DATA SHOWN =
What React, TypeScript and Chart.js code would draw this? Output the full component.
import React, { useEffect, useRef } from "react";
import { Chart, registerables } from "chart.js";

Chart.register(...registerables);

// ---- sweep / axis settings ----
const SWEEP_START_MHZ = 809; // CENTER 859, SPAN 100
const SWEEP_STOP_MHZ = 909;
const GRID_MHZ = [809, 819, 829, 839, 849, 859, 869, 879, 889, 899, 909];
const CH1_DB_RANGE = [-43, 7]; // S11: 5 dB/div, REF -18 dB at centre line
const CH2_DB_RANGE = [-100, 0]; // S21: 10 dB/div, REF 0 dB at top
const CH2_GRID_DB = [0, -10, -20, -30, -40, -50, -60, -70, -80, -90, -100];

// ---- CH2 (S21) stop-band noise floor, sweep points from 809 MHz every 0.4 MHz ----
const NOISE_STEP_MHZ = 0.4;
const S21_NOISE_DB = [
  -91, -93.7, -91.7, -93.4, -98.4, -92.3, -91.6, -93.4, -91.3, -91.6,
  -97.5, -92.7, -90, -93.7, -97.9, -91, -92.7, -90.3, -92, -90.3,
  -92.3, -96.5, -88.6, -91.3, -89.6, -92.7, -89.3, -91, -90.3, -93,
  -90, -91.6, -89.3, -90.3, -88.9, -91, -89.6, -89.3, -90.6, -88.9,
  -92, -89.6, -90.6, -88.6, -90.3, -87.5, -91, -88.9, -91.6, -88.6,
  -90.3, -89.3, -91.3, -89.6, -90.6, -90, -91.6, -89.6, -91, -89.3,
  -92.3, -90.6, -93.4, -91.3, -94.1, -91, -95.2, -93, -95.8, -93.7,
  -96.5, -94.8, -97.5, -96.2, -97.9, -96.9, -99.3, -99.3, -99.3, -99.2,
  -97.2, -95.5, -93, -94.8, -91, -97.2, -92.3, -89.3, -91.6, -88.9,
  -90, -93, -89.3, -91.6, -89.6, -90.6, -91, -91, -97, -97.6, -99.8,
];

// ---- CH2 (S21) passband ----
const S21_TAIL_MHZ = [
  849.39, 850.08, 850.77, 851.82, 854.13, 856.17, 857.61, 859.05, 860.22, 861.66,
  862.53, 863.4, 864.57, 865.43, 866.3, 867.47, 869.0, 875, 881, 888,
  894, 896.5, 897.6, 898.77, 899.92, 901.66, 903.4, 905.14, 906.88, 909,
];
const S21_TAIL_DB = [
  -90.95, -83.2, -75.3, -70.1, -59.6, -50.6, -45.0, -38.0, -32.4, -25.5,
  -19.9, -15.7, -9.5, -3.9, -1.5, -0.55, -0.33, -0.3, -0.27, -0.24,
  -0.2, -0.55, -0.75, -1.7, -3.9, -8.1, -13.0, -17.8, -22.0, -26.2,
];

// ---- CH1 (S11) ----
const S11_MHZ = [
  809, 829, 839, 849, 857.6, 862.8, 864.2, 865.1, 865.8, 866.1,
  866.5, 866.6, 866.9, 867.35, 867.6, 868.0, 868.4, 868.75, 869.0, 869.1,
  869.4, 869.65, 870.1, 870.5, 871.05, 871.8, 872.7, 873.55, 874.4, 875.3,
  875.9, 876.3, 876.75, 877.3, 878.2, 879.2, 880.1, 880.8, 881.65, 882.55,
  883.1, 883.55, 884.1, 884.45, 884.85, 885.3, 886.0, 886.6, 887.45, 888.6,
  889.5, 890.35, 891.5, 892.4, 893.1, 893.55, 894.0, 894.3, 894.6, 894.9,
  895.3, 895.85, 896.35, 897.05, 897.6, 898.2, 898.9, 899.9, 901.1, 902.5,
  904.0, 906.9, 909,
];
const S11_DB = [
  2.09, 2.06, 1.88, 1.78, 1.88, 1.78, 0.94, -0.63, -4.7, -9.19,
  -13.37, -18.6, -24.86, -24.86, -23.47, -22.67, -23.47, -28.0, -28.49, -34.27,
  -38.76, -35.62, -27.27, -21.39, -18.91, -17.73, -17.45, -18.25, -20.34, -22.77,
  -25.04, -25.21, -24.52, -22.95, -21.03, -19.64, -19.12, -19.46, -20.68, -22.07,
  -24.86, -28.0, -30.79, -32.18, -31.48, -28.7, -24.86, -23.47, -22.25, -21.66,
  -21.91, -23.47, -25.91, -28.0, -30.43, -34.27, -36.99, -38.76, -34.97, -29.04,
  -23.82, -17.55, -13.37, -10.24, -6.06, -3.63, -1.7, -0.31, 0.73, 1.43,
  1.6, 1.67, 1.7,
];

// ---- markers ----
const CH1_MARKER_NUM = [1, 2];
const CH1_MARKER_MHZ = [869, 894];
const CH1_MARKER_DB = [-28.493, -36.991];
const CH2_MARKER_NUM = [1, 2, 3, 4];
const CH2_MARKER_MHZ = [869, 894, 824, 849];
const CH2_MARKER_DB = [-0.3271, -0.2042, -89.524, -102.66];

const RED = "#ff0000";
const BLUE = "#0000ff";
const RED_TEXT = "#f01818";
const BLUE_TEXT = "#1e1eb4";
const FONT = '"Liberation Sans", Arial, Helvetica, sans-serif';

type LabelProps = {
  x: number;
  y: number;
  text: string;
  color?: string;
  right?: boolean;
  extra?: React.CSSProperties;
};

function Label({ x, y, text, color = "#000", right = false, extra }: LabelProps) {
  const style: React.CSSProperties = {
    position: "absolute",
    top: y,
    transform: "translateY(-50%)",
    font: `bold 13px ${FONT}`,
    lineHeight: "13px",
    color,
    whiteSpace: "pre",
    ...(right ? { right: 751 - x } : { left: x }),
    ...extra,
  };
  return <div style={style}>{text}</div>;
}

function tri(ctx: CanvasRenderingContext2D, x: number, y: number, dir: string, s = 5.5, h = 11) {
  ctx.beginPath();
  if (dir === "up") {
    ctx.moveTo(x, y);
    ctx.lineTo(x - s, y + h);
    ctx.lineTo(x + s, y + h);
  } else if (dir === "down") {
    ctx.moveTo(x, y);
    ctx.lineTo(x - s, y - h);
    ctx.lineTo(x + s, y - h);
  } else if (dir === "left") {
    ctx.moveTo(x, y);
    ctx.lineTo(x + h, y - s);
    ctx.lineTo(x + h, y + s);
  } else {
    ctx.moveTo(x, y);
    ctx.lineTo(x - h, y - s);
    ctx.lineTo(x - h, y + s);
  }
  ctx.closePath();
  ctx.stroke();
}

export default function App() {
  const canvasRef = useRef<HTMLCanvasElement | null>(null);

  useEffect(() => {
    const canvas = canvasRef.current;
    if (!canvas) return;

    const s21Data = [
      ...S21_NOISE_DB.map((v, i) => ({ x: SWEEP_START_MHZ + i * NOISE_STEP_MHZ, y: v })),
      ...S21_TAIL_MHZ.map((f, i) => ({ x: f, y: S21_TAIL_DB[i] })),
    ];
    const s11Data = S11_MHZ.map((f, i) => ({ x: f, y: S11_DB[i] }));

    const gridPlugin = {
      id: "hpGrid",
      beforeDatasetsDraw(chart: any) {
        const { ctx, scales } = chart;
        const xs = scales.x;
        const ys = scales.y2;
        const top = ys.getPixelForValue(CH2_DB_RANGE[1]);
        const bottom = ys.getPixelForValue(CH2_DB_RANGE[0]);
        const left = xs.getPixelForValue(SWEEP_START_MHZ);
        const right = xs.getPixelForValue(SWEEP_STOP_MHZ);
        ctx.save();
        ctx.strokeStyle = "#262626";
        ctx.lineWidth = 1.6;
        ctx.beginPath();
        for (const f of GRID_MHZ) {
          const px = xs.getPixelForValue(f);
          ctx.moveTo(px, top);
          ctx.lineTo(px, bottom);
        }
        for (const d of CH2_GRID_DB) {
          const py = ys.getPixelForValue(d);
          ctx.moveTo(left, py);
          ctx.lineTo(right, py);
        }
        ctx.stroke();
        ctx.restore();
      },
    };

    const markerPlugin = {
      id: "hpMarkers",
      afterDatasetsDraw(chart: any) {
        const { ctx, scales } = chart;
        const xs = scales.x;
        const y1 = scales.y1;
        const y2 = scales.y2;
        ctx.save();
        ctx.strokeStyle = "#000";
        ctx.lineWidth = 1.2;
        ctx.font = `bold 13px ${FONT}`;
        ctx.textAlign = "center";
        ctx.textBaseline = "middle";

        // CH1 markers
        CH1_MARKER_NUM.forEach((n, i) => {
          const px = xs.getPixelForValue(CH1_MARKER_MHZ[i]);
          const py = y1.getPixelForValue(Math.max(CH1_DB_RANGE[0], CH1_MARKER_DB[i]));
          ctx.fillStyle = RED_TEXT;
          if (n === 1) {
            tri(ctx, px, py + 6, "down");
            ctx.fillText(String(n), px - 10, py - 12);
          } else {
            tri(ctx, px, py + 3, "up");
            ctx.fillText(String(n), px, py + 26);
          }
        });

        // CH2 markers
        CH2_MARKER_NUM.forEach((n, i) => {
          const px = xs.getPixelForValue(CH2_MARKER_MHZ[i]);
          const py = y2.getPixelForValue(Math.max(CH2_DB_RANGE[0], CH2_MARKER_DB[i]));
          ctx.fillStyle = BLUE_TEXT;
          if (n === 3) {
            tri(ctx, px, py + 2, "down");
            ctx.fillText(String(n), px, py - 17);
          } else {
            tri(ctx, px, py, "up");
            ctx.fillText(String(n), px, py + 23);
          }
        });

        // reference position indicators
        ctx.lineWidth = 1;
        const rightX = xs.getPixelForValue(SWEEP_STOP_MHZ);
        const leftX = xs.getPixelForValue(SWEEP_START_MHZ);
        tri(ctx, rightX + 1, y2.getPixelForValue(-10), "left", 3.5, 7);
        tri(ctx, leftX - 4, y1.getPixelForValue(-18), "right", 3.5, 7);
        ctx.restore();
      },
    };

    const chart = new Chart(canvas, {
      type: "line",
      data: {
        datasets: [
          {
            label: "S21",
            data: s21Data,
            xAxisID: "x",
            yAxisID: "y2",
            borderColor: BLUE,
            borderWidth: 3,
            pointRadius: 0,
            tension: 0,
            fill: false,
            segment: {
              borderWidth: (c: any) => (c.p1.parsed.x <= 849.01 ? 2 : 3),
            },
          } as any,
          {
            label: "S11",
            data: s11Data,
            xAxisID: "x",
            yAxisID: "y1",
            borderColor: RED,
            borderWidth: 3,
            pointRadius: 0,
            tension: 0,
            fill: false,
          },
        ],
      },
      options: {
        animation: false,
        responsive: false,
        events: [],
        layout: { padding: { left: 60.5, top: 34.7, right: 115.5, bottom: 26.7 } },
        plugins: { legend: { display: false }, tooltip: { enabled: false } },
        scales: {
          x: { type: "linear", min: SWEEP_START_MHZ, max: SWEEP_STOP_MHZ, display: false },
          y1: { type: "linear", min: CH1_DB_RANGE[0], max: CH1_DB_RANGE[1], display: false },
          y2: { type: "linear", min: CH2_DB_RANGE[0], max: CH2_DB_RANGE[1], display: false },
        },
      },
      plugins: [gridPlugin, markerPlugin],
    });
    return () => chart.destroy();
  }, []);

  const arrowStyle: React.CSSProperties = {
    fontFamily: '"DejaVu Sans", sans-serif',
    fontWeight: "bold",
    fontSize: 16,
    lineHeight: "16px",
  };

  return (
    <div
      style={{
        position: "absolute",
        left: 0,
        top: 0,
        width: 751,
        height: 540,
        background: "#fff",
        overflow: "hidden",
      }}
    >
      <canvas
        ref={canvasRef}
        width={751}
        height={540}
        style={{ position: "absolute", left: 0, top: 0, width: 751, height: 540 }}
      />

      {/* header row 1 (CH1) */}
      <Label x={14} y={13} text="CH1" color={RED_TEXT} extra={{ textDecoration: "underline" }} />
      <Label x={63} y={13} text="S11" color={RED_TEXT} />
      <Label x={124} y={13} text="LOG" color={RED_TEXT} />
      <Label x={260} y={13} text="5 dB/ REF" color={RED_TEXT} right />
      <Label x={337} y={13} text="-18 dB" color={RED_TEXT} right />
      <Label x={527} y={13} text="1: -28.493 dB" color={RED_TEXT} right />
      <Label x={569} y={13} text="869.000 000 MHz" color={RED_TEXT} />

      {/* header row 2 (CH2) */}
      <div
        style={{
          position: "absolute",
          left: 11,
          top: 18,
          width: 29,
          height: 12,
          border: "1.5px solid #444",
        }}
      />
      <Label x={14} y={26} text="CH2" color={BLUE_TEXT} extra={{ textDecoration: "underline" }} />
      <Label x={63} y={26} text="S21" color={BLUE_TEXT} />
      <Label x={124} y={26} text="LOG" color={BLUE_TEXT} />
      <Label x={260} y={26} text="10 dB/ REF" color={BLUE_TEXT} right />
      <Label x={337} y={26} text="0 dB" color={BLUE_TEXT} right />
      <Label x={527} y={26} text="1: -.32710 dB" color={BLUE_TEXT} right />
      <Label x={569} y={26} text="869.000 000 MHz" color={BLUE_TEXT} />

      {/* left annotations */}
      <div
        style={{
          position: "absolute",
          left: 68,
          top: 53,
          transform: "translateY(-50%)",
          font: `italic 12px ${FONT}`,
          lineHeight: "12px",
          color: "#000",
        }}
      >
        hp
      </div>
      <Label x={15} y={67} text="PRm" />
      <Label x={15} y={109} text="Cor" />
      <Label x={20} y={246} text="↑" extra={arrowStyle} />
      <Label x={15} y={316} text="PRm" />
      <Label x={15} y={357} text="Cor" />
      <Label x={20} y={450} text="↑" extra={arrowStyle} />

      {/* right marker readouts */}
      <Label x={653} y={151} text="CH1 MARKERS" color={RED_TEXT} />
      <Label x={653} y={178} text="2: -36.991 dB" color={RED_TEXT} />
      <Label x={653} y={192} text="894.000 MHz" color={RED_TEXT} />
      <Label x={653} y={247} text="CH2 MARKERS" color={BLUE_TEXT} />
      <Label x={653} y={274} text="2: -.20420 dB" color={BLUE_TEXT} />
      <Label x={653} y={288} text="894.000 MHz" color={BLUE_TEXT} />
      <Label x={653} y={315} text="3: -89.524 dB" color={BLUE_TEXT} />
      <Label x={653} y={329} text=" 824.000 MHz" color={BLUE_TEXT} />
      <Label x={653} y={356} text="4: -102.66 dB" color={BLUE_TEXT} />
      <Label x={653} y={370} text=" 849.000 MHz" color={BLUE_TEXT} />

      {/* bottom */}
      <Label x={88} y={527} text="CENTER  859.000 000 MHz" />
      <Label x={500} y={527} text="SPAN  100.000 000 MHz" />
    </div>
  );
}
---
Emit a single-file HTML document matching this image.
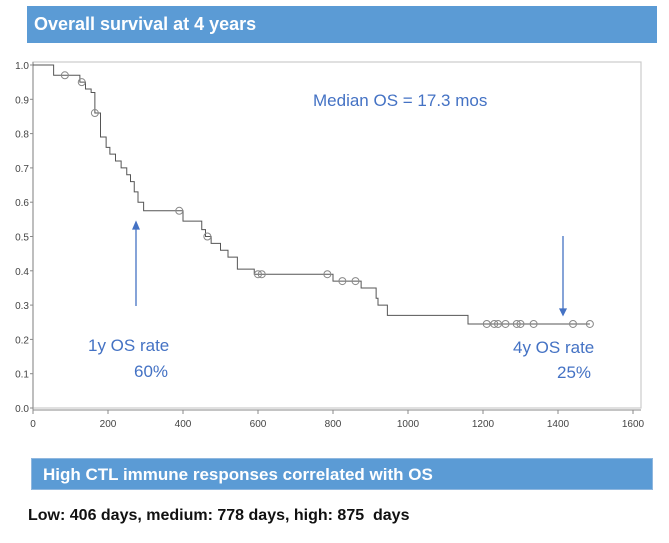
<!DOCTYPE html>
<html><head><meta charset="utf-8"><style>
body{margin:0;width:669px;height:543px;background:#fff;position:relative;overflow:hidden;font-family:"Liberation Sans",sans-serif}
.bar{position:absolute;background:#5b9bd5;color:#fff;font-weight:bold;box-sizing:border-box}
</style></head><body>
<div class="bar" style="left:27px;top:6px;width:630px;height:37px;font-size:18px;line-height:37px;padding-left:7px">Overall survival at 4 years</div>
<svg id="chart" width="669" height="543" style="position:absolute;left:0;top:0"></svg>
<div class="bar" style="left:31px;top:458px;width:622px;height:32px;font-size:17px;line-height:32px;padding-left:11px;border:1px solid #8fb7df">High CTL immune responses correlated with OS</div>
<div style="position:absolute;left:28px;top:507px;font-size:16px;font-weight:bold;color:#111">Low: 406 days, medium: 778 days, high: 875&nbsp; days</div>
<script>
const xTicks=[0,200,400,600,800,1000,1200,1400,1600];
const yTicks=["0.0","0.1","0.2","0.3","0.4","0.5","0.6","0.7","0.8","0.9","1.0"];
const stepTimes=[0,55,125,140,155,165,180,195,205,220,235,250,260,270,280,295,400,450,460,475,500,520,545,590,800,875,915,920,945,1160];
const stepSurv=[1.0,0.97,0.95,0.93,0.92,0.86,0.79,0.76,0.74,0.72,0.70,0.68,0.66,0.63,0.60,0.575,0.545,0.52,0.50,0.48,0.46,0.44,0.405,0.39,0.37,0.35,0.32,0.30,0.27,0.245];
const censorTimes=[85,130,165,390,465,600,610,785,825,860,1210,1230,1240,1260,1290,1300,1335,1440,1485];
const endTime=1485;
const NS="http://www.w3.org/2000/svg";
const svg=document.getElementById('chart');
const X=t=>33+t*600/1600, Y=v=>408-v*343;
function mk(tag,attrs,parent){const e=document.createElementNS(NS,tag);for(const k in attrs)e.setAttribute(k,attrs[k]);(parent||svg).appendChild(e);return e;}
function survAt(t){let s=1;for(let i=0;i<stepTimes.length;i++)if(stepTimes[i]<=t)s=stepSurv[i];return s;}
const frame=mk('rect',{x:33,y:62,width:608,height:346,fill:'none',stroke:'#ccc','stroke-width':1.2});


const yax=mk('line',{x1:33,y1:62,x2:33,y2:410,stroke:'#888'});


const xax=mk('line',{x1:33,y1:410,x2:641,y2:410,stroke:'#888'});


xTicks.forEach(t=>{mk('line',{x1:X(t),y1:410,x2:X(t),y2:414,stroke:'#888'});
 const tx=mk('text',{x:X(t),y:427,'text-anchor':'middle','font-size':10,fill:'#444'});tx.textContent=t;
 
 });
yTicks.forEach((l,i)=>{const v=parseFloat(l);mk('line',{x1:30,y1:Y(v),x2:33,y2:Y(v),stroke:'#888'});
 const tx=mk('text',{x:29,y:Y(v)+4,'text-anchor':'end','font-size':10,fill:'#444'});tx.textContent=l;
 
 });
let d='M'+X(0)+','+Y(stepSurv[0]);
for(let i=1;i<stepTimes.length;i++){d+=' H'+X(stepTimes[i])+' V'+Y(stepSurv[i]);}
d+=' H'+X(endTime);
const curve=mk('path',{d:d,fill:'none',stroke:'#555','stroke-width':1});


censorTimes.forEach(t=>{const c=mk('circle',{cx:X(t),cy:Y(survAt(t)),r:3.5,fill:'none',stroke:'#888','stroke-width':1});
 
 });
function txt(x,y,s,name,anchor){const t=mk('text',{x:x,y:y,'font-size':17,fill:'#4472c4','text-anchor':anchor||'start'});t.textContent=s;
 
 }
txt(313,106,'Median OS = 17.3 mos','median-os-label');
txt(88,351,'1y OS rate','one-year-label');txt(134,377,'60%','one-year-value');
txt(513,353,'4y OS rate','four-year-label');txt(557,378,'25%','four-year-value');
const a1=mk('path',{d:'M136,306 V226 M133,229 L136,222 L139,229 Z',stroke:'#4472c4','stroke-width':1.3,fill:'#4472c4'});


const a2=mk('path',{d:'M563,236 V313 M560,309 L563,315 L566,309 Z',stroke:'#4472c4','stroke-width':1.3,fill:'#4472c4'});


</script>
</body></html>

EXERCISE INSTRUCTIONS =
Copy every line in the records above that contains the word "document".

PROBLEM SOLUTION =
Emit a single-file HTML document matching this image.
const svg=document.getElementById('chart');
function mk(tag,attrs,parent){const e=document.createElementNS(NS,tag);for(const k in attrs)e.setAttribute(k,attrs[k]);(parent||svg).appendChild(e);return e;}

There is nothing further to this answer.